» Problem description: Go through the lines below and copy each one that holds the string "this".
──────
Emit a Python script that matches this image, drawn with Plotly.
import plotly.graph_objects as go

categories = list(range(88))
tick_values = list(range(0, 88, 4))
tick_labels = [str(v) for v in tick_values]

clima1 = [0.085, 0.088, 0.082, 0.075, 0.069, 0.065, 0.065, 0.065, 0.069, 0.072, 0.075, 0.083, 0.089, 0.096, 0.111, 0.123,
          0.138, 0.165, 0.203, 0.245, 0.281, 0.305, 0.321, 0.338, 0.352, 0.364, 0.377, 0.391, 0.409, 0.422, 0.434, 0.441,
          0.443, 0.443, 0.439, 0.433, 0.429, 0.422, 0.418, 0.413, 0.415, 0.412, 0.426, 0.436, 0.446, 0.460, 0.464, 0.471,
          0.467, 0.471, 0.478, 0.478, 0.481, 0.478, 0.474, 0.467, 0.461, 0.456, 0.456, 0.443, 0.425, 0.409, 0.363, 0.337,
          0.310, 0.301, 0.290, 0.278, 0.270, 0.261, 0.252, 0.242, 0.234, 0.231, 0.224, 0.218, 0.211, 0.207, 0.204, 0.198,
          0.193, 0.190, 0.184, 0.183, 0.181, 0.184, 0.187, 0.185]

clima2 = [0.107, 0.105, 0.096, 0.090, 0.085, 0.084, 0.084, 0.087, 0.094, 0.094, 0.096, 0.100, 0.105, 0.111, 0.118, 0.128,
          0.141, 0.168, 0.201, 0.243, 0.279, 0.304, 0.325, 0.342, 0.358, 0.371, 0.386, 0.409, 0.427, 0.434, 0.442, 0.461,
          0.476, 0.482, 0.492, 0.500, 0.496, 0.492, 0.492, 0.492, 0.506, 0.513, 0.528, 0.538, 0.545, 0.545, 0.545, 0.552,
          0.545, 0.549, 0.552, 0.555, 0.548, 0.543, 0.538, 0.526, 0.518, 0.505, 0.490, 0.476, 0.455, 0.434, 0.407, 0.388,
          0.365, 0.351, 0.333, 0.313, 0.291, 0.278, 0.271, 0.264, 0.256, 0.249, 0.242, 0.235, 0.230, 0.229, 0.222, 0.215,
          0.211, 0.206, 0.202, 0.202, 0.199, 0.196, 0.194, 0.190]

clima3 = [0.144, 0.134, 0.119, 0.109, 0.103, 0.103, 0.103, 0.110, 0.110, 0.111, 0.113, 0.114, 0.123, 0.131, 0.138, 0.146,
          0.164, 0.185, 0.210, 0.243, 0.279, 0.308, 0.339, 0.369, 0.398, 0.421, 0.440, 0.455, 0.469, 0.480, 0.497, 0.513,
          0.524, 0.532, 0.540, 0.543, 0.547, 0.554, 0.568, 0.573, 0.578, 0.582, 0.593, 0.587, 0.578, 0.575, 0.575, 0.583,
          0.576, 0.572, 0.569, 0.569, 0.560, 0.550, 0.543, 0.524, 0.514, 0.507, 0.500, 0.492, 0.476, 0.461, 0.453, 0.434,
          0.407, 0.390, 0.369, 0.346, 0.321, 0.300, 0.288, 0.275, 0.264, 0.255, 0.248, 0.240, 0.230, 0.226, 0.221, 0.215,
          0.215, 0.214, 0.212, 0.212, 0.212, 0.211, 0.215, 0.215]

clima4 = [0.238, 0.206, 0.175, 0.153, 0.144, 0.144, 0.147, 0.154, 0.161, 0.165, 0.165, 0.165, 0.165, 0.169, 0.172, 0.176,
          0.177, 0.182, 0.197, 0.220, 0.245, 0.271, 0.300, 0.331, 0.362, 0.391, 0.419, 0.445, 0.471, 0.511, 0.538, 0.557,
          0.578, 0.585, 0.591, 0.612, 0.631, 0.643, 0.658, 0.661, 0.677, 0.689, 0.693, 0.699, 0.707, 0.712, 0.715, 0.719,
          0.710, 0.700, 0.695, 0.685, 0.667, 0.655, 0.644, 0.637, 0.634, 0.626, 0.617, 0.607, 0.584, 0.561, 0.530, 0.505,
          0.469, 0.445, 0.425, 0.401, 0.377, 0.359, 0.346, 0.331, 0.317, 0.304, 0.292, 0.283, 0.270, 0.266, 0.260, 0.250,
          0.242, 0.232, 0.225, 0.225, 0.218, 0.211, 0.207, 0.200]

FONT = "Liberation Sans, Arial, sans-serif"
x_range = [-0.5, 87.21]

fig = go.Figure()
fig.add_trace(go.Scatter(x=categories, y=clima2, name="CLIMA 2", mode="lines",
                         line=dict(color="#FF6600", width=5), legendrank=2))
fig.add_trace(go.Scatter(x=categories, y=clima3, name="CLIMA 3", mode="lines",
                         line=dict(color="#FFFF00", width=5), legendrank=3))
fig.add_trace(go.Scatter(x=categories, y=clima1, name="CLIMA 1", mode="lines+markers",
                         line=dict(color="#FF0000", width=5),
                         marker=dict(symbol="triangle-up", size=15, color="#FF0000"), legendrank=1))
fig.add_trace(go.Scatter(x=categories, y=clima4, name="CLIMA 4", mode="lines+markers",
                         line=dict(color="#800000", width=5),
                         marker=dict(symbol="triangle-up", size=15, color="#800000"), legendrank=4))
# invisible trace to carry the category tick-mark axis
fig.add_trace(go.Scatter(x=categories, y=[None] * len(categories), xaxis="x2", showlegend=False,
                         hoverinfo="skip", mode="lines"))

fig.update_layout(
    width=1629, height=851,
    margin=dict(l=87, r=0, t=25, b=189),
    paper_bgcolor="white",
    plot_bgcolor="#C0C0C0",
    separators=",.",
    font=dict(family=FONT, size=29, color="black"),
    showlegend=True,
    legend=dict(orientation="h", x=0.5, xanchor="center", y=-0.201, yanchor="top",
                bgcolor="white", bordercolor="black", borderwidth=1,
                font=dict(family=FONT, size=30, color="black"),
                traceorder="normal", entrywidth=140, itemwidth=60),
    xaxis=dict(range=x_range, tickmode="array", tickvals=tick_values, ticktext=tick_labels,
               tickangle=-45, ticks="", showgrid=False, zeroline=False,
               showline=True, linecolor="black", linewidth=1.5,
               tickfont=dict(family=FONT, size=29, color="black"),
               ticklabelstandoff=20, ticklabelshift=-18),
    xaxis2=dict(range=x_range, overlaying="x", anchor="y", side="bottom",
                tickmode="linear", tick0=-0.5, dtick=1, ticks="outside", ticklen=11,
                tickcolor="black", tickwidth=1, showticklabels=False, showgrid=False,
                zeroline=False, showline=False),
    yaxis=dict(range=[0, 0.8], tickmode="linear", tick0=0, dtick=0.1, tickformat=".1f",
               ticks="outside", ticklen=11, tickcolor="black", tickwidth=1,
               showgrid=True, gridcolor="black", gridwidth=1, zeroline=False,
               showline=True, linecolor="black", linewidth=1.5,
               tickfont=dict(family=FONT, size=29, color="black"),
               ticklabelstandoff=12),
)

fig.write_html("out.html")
──────
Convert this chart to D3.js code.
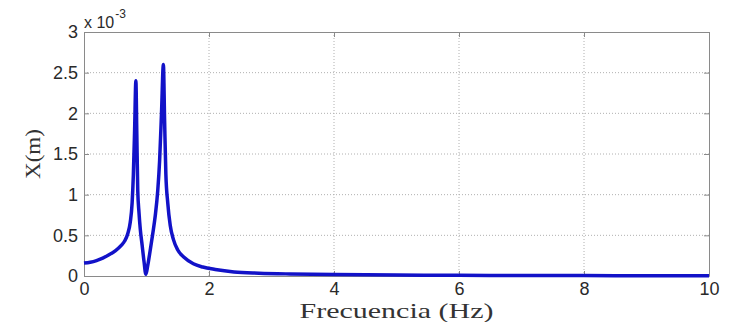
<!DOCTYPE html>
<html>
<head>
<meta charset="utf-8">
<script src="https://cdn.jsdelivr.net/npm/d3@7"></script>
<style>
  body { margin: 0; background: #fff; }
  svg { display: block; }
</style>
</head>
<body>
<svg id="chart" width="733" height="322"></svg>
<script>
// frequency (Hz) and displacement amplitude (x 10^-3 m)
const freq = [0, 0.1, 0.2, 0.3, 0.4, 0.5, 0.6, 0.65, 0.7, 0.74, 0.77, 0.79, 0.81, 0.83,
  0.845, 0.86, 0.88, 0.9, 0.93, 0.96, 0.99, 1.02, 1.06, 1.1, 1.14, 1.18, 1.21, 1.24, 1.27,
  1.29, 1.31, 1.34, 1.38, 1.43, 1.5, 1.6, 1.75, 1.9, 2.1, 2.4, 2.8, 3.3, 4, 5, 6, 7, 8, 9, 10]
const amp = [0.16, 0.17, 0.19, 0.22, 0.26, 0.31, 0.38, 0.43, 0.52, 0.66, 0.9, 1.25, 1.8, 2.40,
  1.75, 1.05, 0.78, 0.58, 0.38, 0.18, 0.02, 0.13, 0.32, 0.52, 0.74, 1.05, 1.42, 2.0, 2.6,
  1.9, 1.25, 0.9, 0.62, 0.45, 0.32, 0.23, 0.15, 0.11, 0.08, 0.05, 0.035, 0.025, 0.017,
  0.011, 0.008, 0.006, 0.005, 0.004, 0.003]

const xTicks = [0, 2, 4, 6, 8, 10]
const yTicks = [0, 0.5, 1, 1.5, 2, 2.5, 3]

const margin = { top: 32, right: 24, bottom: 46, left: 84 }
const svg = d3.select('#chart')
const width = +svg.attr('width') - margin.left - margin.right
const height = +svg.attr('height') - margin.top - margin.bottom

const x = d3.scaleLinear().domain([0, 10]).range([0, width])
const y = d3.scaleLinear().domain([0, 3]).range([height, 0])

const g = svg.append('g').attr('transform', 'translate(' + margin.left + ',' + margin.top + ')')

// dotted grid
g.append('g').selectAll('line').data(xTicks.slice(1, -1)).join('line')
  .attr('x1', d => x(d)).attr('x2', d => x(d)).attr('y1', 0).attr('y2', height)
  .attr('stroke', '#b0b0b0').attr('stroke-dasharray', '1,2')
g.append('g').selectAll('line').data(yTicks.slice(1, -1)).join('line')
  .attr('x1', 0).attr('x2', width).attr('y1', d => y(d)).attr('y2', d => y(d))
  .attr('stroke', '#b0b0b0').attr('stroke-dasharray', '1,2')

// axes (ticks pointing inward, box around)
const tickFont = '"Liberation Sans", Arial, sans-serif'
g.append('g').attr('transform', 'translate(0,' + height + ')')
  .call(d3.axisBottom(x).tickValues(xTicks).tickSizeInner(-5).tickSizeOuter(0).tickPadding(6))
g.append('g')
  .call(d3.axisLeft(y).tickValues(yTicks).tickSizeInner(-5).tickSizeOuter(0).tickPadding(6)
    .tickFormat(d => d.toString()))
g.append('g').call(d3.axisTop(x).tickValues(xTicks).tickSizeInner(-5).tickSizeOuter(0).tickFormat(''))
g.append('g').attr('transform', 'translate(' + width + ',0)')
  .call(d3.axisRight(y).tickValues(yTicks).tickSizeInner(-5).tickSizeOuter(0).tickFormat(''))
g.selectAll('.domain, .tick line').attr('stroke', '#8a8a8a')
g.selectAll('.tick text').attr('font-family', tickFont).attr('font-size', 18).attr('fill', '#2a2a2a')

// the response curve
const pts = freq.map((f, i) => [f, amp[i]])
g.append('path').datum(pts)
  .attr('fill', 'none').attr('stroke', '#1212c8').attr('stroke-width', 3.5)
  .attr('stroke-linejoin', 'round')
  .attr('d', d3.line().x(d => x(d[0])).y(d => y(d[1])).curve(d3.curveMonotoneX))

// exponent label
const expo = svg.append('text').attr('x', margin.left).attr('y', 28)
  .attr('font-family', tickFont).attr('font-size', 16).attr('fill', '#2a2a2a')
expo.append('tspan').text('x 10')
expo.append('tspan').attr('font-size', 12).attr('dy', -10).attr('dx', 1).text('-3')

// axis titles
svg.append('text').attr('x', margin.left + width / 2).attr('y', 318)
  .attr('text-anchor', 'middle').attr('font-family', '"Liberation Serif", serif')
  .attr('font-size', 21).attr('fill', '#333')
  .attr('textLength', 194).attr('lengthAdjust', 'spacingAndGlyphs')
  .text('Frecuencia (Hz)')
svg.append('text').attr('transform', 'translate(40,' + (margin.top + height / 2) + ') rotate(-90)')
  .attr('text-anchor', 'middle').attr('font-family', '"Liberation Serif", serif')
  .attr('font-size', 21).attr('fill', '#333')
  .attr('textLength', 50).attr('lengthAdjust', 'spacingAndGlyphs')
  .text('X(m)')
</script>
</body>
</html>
──────
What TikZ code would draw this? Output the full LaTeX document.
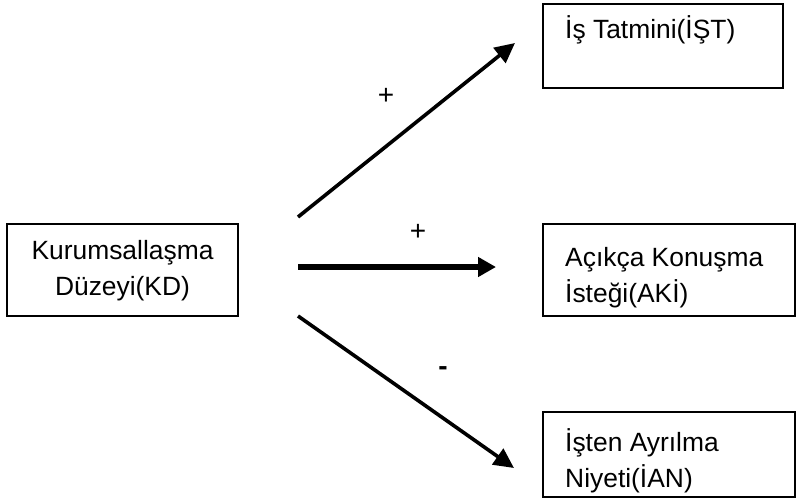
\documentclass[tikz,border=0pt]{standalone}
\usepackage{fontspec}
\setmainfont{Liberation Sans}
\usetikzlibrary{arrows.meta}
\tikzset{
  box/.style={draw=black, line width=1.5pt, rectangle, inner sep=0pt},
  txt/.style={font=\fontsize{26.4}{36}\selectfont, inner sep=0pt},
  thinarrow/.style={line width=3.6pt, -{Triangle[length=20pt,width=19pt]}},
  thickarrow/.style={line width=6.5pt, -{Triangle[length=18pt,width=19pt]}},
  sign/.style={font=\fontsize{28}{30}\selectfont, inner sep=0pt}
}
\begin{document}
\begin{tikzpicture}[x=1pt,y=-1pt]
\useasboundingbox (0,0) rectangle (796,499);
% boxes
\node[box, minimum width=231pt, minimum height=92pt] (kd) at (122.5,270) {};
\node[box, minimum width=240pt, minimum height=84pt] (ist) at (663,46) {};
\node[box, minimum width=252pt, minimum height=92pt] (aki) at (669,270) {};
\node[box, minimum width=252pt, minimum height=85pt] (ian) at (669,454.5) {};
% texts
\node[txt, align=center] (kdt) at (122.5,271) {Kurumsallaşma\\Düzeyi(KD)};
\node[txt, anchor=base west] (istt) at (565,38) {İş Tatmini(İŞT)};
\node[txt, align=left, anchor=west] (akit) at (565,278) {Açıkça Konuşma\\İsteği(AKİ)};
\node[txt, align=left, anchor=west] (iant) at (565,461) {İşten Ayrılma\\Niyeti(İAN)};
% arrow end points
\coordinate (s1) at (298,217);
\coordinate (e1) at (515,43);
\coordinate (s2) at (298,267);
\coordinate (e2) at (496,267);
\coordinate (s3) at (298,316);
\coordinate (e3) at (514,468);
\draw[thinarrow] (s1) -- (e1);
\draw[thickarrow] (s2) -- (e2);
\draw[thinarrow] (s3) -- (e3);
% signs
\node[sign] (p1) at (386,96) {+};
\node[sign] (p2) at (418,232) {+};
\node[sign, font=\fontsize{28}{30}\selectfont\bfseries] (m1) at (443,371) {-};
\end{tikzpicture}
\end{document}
──────
» Task answer:
Emit a Python script that matches this image, drawn with Plotly.
Convert this chart to D3.js code.
What TikZ code would draw this? Output the full LaTeX document.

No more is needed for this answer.